I agree, and have expressed frustration in the way 'belief' and 'believers in' have been thrown about in regards to these topics. While 'belief' should be more or less obvious, the word has been used to describe a somewhat more significant claim than that one of the many worlds will contain an alive instance of me. 'Belief in QS' has often been used to represent the assertion that for the purposes of evaluating utility the probability assigned to events should only take into account worlds where survival occurs. In that mode of thinking, 'the probability of experiencing injury' is what I would describe as p(injury | survival).

When going along with this kind of reasoning for the purposes of the discussion I tend to include quotation or otherwise imply that I am considering the distorted probability function against my better judgement. There are limits to how often one can emphasise that kind of thing without seeming the pedant.

The concept of "quantum immortality" assumes that there is always an event that prolongs you life so you will always go on experience being alive. This is very speculative (and therefore I don't buy it).

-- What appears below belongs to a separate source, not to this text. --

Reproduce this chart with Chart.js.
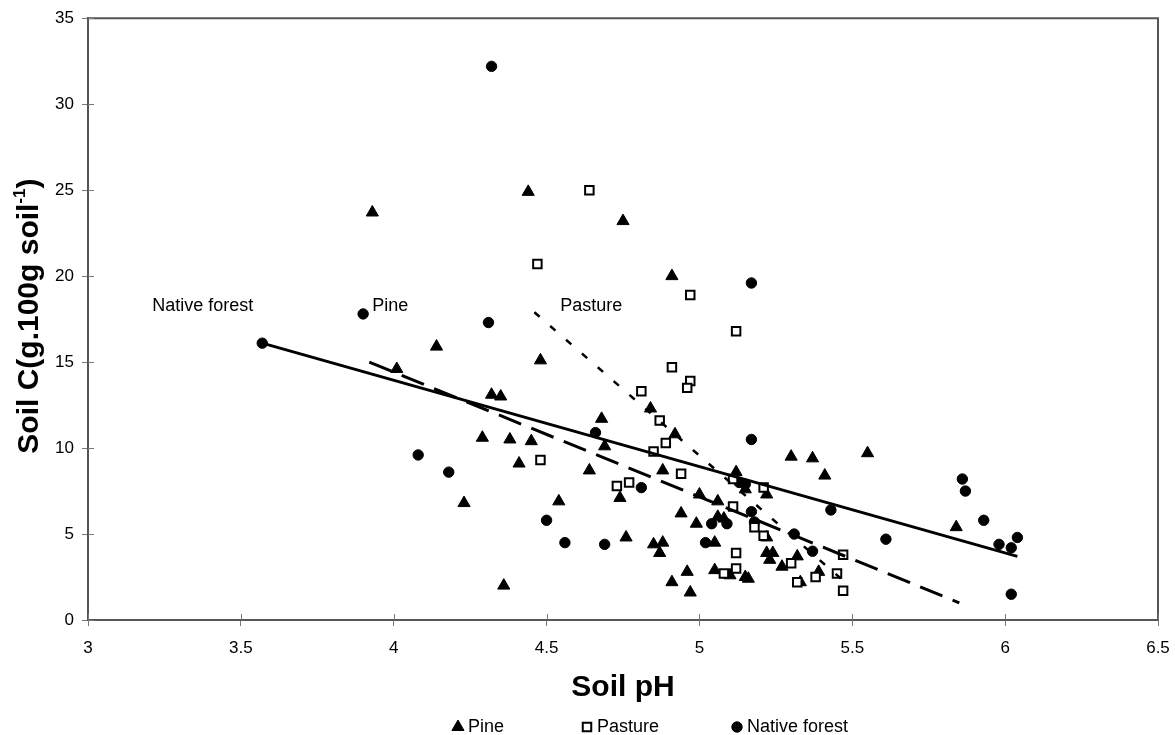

The only 'speculation' appears to be in just how small a non-zero probability a quantum event can have. If there were actually no lower limit then quantum immortality would (more or less) be implied. This ties into speculation along the lines of Robin's 'mangled worlds'. The assumption that there are limits to how fine the Everett branches can be sliced would be one reason to suggest quantum suicide is a bad idea for reasons beyond just arbitrarily wanting to claim as much of the Everett tree as possible.